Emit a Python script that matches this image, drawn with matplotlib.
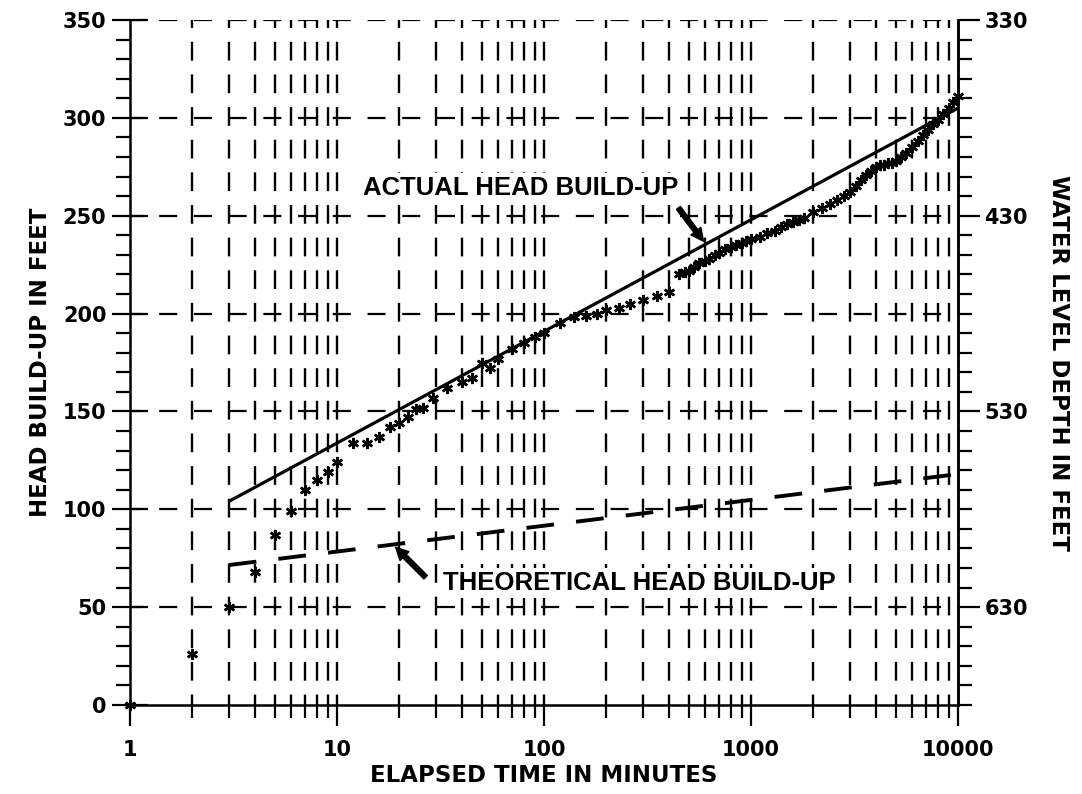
import matplotlib
matplotlib.use("Agg")
import matplotlib.pyplot as plt
import numpy as np
from matplotlib.ticker import FixedLocator, NullFormatter, FixedFormatter

plt.rcParams['lines.scale_dashes'] = False

# ---------------- data ----------------
obs_time = [1, 2, 3, 4, 5, 6, 7, 8, 9, 10, 12, 14, 16, 18, 20, 22, 24, 26, 29, 34,
            40, 45, 50, 55, 60, 70, 80, 90, 100, 120, 140, 160, 180, 200, 230, 260,
            300, 350, 400,
            450, 480, 500, 530, 560, 600, 630, 670, 700, 750, 800, 850, 900, 950,
            1000, 1100, 1200, 1300, 1400, 1500, 1600, 1700, 1800, 2000, 2200, 2400,
            2600, 2800, 3000, 3200, 3400, 3600, 3800, 4000, 4200, 4400, 4600, 4800,
            5000, 5300, 5600, 6000, 6400, 6800, 7200, 7600, 8000, 8500, 9000, 9500,
            10000]
obs_head = [0, 26, 50, 68, 87, 99, 110, 115, 119, 124, 134, 134, 137, 142, 144, 147,
            151, 152, 157, 162, 165, 167, 175, 172, 177, 182, 185, 188, 190, 195, 198,
            199, 200, 202, 203, 205, 207, 209, 211,
            220, 221, 222, 224, 226, 227, 228, 230, 231, 233, 234, 235, 236, 237,
            238, 239, 241, 242, 244, 246, 247, 248, 249, 252, 254, 256,
            258, 260, 262, 265, 268, 271, 273, 275, 276, 276, 277, 277,
            278, 280, 282, 285, 288, 291, 294, 297, 299, 302, 305, 308,
            311]

actual_fit_time = [3, 10000]
actual_fit_head = [104, 305]

theory_time = [3, 10000]
theory_head = [71.5, 118]

x_tick_vals = [1, 10, 100, 1000, 10000]
x_tick_labels = ["1", "10", "100", "1000", "10000"]
left_tick_vals = [0, 50, 100, 150, 200, 250, 300, 350]
right_tick_vals = [330, 430, 530, 630]

# ---------------- figure ----------------
fig = plt.figure(figsize=(10.82, 7.94), dpi=100)
ax = fig.add_axes([130/1082, 1-705/794, (958-130)/1082, (705-20)/794])
ax.set_xscale('log')
ax.set_xlim(1, 10000)
ax.set_ylim(0, 350)

tick_font = dict(family='DejaVu Sans', weight='bold', size=15)

# grid lines (dashed)
hdash = (4, (13, 12))
for yv in [50, 100, 150, 200, 250, 300, 350]:
    ax.axhline(yv, color='black', lw=1.6, linestyle=hdash, zorder=1)
vgrid = [m * 10**d for d in range(4) for m in range(2, 11)]
vgrid = [v for v in vgrid if v < 10000]
vdash = (6, (13.5, 10))
for xv in vgrid:
    ax.axvline(xv, color='black', lw=1.7, linestyle=vdash, zorder=1)

# spines
ax.spines['top'].set_visible(False)
for s in ['left', 'right', 'bottom']:
    ax.spines[s].set_linewidth(1.8)

# x ticks
ax.xaxis.set_major_locator(FixedLocator(x_tick_vals))
ax.xaxis.set_major_formatter(FixedFormatter(x_tick_labels))
ax.xaxis.set_minor_locator(FixedLocator(vgrid))
ax.xaxis.set_minor_formatter(NullFormatter())
ax.tick_params(axis='x', which='major', direction='out', length=15, width=1.6, pad=10)
ax.tick_params(axis='x', which='minor', direction='out', length=9, width=1.6)
for lab in ax.get_xticklabels():
    lab.set(**tick_font)

# left y ticks
ax.yaxis.set_major_locator(FixedLocator(left_tick_vals))
ax.yaxis.set_minor_locator(FixedLocator(list(range(0, 351, 10))))
ax.yaxis.set_minor_formatter(NullFormatter())
ax.tick_params(axis='y', which='major', direction='inout', length=26, width=1.6, pad=4)
ax.tick_params(axis='y', which='minor', direction='out', length=10, width=1.6)
ax.set_yticklabels([str(v) for v in left_tick_vals])
for lab in ax.get_yticklabels():
    lab.set(**tick_font)

# right axis
ax2 = ax.twinx()
ax2.set_ylim(680, 330)
for s in ['top', 'left', 'bottom']:
    ax2.spines[s].set_visible(False)
ax2.spines['right'].set_linewidth(1.8)
ax2.yaxis.set_major_locator(FixedLocator(right_tick_vals))
ax2.yaxis.set_minor_locator(FixedLocator(list(range(330, 681, 10))))
ax2.yaxis.set_minor_formatter(NullFormatter())
ax2.tick_params(axis='y', which='major', direction='out', length=16, width=1.6, pad=3)
ax2.tick_params(axis='y', which='minor', direction='out', length=10, width=1.6)
ax2.set_yticklabels([str(v) for v in right_tick_vals])
for lab in ax2.get_yticklabels():
    lab.set(**tick_font)

# data
ax.plot(actual_fit_time, actual_fit_head, color='black', lw=2.3, zorder=3,
        solid_capstyle='butt')
ax.plot(theory_time, theory_head, color='black', lw=2.8, linestyle=(0, (20, 16)),
        zorder=3, dash_capstyle='butt')
ax.plot(obs_time, obs_head, linestyle='none', marker=(6, 2, 0), markersize=8,
        markeredgewidth=1.8, color='black', zorder=4, clip_on=False)

# annotations
ann_font = dict(family='Liberation Sans', weight='bold', size=18.5)
box = dict(facecolor='white', edgecolor='none', pad=2)
ax.text(13.3, 264, "ACTUAL HEAD BUILD-UP", ha='left', va='center', bbox=box,
        zorder=5, **ann_font)
ax.text(32.4, 62.2, "THEORETICAL HEAD BUILD-UP", ha='left', va='center', bbox=box,
        zorder=5, **ann_font)
ax.annotate("", xy=(589, 237), xytext=(446, 254), zorder=5,
            arrowprops=dict(arrowstyle='simple,head_length=0.9,head_width=0.9,tail_width=0.35',
                            color='black', shrinkA=0, shrinkB=0))
ax.annotate("", xy=(19.2, 80.6), xytext=(26.8, 65.3), zorder=5,
            arrowprops=dict(arrowstyle='simple,head_length=0.9,head_width=0.9,tail_width=0.35',
                            color='black', shrinkA=0, shrinkB=0))

# axis labels
lab_font = dict(family='DejaVu Sans', weight='bold', size=16.5)
ax.set_xlabel("ELAPSED TIME IN MINUTES", labelpad=3, **lab_font)
ax.set_ylabel("HEAD BUILD-UP IN FEET", labelpad=8, **lab_font)
ax2.set_ylabel("WATER LEVEL DEPTH IN FEET", rotation=-90, labelpad=30, **lab_font)

fig.savefig("out.png", dpi=100)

□ □ □ □

**What to produce**.
Write out again every line above exactly as given; the pictures do not belong in the copy.

**Solution to this exercise**.
Emit a Python script that matches this image, drawn with matplotlib.
import matplotlib
matplotlib.use("Agg")
import matplotlib.pyplot as plt
import numpy as np
from matplotlib.ticker import FixedLocator, NullFormatter, FixedFormatter

plt.rcParams['lines.scale_dashes'] = False

# ---------------- data ----------------
obs_time = [1, 2, 3, 4, 5, 6, 7, 8, 9, 10, 12, 14, 16, 18, 20, 22, 24, 26, 29, 34,
            40, 45, 50, 55, 60, 70, 80, 90, 100, 120, 140, 160, 180, 200, 230, 260,
            300, 350, 400,
            450, 480, 500, 530, 560, 600, 630, 670, 700, 750, 800, 850, 900, 950,
            1000, 1100, 1200, 1300, 1400, 1500, 1600, 1700, 1800, 2000, 2200, 2400,
            2600, 2800, 3000, 3200, 3400, 3600, 3800, 4000, 4200, 4400, 4600, 4800,
            5000, 5300, 5600, 6000, 6400, 6800, 7200, 7600, 8000, 8500, 9000, 9500,
            10000]
obs_head = [0, 26, 50, 68, 87, 99, 110, 115, 119, 124, 134, 134, 137, 142, 144, 147,
            151, 152, 157, 162, 165, 167, 175, 172, 177, 182, 185, 188, 190, 195, 198,
            199, 200, 202, 203, 205, 207, 209, 211,
            220, 221, 222, 224, 226, 227, 228, 230, 231, 233, 234, 235, 236, 237,
            238, 239, 241, 242, 244, 246, 247, 248, 249, 252, 254, 256,
            258, 260, 262, 265, 268, 271, 273, 275, 276, 276, 277, 277,
            278, 280, 282, 285, 288, 291, 294, 297, 299, 302, 305, 308,
            311]

actual_fit_time = [3, 10000]
actual_fit_head = [104, 305]

theory_time = [3, 10000]
theory_head = [71.5, 118]

x_tick_vals = [1, 10, 100, 1000, 10000]
x_tick_labels = ["1", "10", "100", "1000", "10000"]
left_tick_vals = [0, 50, 100, 150, 200, 250, 300, 350]
right_tick_vals = [330, 430, 530, 630]

# ---------------- figure ----------------
fig = plt.figure(figsize=(10.82, 7.94), dpi=100)
ax = fig.add_axes([130/1082, 1-705/794, (958-130)/1082, (705-20)/794])
ax.set_xscale('log')
ax.set_xlim(1, 10000)
ax.set_ylim(0, 350)

tick_font = dict(family='DejaVu Sans', weight='bold', size=15)

# grid lines (dashed)
hdash = (4, (13, 12))
for yv in [50, 100, 150, 200, 250, 300, 350]:
    ax.axhline(yv, color='black', lw=1.6, linestyle=hdash, zorder=1)
vgrid = [m * 10**d for d in range(4) for m in range(2, 11)]
vgrid = [v for v in vgrid if v < 10000]
vdash = (6, (13.5, 10))
for xv in vgrid:
    ax.axvline(xv, color='black', lw=1.7, linestyle=vdash, zorder=1)

# spines
ax.spines['top'].set_visible(False)
for s in ['left', 'right', 'bottom']:
    ax.spines[s].set_linewidth(1.8)

# x ticks
ax.xaxis.set_major_locator(FixedLocator(x_tick_vals))
ax.xaxis.set_major_formatter(FixedFormatter(x_tick_labels))
ax.xaxis.set_minor_locator(FixedLocator(vgrid))
ax.xaxis.set_minor_formatter(NullFormatter())
ax.tick_params(axis='x', which='major', direction='out', length=15, width=1.6, pad=10)
ax.tick_params(axis='x', which='minor', direction='out', length=9, width=1.6)
for lab in ax.get_xticklabels():
    lab.set(**tick_font)

# left y ticks
ax.yaxis.set_major_locator(FixedLocator(left_tick_vals))
ax.yaxis.set_minor_locator(FixedLocator(list(range(0, 351, 10))))
ax.yaxis.set_minor_formatter(NullFormatter())
ax.tick_params(axis='y', which='major', direction='inout', length=26, width=1.6, pad=4)
ax.tick_params(axis='y', which='minor', direction='out', length=10, width=1.6)
ax.set_yticklabels([str(v) for v in left_tick_vals])
for lab in ax.get_yticklabels():
    lab.set(**tick_font)

# right axis
ax2 = ax.twinx()
ax2.set_ylim(680, 330)
for s in ['top', 'left', 'bottom']:
    ax2.spines[s].set_visible(False)
ax2.spines['right'].set_linewidth(1.8)
ax2.yaxis.set_major_locator(FixedLocator(right_tick_vals))
ax2.yaxis.set_minor_locator(FixedLocator(list(range(330, 681, 10))))
ax2.yaxis.set_minor_formatter(NullFormatter())
ax2.tick_params(axis='y', which='major', direction='out', length=16, width=1.6, pad=3)
ax2.tick_params(axis='y', which='minor', direction='out', length=10, width=1.6)
ax2.set_yticklabels([str(v) for v in right_tick_vals])
for lab in ax2.get_yticklabels():
    lab.set(**tick_font)

# data
ax.plot(actual_fit_time, actual_fit_head, color='black', lw=2.3, zorder=3,
        solid_capstyle='butt')
ax.plot(theory_time, theory_head, color='black', lw=2.8, linestyle=(0, (20, 16)),
        zorder=3, dash_capstyle='butt')
ax.plot(obs_time, obs_head, linestyle='none', marker=(6, 2, 0), markersize=8,
        markeredgewidth=1.8, color='black', zorder=4, clip_on=False)

# annotations
ann_font = dict(family='Liberation Sans', weight='bold', size=18.5)
box = dict(facecolor='white', edgecolor='none', pad=2)
ax.text(13.3, 264, "ACTUAL HEAD BUILD-UP", ha='left', va='center', bbox=box,
        zorder=5, **ann_font)
ax.text(32.4, 62.2, "THEORETICAL HEAD BUILD-UP", ha='left', va='center', bbox=box,
        zorder=5, **ann_font)
ax.annotate("", xy=(589, 237), xytext=(446, 254), zorder=5,
            arrowprops=dict(arrowstyle='simple,head_length=0.9,head_width=0.9,tail_width=0.35',
                            color='black', shrinkA=0, shrinkB=0))
ax.annotate("", xy=(19.2, 80.6), xytext=(26.8, 65.3), zorder=5,
            arrowprops=dict(arrowstyle='simple,head_length=0.9,head_width=0.9,tail_width=0.35',
                            color='black', shrinkA=0, shrinkB=0))

# axis labels
lab_font = dict(family='DejaVu Sans', weight='bold', size=16.5)
ax.set_xlabel("ELAPSED TIME IN MINUTES", labelpad=3, **lab_font)
ax.set_ylabel("HEAD BUILD-UP IN FEET", labelpad=8, **lab_font)
ax2.set_ylabel("WATER LEVEL DEPTH IN FEET", rotation=-90, labelpad=30, **lab_font)

fig.savefig("out.png", dpi=100)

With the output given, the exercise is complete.